__Given problem__. Return all lines that include the string "image".

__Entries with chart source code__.

# # #

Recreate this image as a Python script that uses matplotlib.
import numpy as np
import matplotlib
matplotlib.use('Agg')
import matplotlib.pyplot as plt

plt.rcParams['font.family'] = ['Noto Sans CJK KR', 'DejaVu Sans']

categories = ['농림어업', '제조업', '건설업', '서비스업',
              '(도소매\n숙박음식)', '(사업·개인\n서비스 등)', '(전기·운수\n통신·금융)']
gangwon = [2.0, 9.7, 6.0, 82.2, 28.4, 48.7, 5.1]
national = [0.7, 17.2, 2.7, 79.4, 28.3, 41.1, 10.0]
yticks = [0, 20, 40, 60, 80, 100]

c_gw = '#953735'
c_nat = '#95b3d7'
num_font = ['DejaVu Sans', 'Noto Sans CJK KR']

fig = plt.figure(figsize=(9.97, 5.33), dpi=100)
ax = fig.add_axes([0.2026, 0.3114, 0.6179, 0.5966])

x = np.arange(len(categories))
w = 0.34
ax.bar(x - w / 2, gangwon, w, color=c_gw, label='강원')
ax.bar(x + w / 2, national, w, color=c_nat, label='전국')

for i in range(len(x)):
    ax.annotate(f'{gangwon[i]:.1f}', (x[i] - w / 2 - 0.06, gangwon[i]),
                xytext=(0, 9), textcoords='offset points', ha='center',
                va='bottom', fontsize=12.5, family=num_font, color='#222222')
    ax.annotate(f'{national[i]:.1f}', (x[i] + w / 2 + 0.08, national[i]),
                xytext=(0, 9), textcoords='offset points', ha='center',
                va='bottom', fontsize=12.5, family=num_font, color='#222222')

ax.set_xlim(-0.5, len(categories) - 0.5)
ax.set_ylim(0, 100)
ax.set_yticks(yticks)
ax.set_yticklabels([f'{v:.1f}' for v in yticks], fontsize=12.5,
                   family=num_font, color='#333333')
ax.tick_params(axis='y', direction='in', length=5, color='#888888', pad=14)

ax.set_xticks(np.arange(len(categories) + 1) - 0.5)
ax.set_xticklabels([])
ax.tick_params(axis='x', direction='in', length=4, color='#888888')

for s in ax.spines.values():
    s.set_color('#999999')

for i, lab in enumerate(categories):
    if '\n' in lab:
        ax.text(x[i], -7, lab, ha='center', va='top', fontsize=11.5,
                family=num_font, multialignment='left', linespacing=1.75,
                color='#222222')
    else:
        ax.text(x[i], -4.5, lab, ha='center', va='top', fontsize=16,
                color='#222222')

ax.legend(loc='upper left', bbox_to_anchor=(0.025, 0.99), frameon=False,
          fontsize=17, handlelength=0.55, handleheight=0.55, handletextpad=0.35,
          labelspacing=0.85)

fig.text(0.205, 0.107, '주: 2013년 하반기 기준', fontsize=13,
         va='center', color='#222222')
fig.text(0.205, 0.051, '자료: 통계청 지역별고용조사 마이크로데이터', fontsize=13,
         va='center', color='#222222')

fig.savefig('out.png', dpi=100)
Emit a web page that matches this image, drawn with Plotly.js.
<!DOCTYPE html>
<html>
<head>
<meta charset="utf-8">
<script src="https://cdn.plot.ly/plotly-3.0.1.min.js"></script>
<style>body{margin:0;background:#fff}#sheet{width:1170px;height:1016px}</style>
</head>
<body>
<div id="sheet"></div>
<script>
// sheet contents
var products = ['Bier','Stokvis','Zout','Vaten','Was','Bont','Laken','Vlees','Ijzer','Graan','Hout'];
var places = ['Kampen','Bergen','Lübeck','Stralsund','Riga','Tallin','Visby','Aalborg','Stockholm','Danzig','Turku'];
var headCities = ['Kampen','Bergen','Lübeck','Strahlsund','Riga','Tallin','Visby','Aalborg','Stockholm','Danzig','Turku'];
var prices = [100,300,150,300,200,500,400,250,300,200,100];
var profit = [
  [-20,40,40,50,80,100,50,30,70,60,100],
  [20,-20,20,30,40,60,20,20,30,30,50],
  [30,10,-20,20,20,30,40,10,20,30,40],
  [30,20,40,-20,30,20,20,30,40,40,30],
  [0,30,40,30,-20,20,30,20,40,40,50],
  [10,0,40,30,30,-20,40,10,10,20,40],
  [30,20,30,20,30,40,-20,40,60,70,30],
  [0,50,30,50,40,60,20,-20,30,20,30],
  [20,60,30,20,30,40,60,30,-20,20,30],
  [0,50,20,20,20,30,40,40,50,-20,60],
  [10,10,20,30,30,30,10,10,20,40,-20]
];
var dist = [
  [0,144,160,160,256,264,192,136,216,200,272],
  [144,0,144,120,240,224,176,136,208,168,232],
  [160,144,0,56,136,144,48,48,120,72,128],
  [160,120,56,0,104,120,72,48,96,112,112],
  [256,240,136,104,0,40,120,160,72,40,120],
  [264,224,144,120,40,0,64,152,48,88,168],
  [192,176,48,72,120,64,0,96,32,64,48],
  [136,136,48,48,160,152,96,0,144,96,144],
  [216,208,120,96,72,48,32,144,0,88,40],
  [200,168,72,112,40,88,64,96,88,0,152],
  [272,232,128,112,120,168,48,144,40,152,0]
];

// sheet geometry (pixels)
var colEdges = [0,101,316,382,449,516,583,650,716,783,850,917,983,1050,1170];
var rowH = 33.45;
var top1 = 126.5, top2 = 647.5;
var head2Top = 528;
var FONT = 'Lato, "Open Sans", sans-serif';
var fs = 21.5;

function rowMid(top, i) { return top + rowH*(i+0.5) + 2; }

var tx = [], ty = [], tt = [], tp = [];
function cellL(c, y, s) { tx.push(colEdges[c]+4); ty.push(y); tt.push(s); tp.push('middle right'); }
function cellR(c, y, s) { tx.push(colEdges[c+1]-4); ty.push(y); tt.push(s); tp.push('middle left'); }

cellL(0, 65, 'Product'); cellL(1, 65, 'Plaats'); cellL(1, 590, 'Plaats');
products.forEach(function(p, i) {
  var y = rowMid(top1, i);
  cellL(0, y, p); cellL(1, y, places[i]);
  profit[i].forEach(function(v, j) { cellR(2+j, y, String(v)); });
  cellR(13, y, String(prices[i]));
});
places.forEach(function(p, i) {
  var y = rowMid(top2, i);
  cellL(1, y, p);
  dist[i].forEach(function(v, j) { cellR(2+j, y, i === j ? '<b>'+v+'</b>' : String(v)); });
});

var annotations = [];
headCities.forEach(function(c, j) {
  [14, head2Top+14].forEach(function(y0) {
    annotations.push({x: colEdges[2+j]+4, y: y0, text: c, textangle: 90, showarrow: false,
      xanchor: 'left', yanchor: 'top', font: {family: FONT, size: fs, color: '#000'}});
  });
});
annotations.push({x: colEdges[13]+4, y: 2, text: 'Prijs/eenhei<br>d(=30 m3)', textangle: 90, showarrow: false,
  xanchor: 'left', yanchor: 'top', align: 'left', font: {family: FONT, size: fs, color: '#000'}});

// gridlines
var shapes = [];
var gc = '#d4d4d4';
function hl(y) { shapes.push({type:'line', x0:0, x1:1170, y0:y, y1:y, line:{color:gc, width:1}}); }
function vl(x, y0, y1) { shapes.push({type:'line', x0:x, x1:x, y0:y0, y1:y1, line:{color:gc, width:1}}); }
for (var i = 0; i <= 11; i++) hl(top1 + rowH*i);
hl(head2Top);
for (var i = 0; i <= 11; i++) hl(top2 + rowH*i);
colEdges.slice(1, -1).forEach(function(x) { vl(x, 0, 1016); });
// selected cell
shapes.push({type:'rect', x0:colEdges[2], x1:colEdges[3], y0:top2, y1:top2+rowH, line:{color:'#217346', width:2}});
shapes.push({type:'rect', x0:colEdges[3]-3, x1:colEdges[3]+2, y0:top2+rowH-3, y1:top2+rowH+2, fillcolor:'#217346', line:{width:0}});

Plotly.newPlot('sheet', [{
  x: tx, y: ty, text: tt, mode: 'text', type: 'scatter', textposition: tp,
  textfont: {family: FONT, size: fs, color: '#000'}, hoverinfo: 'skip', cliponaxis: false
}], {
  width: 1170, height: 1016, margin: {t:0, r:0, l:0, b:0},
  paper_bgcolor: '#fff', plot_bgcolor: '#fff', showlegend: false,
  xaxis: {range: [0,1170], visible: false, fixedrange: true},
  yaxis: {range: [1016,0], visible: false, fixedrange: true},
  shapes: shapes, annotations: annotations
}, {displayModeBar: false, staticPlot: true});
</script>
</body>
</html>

# # #

__Output for this exercise__.
Recreate this image as a Python script that uses matplotlib.
Emit a web page that matches this image, drawn with Plotly.js.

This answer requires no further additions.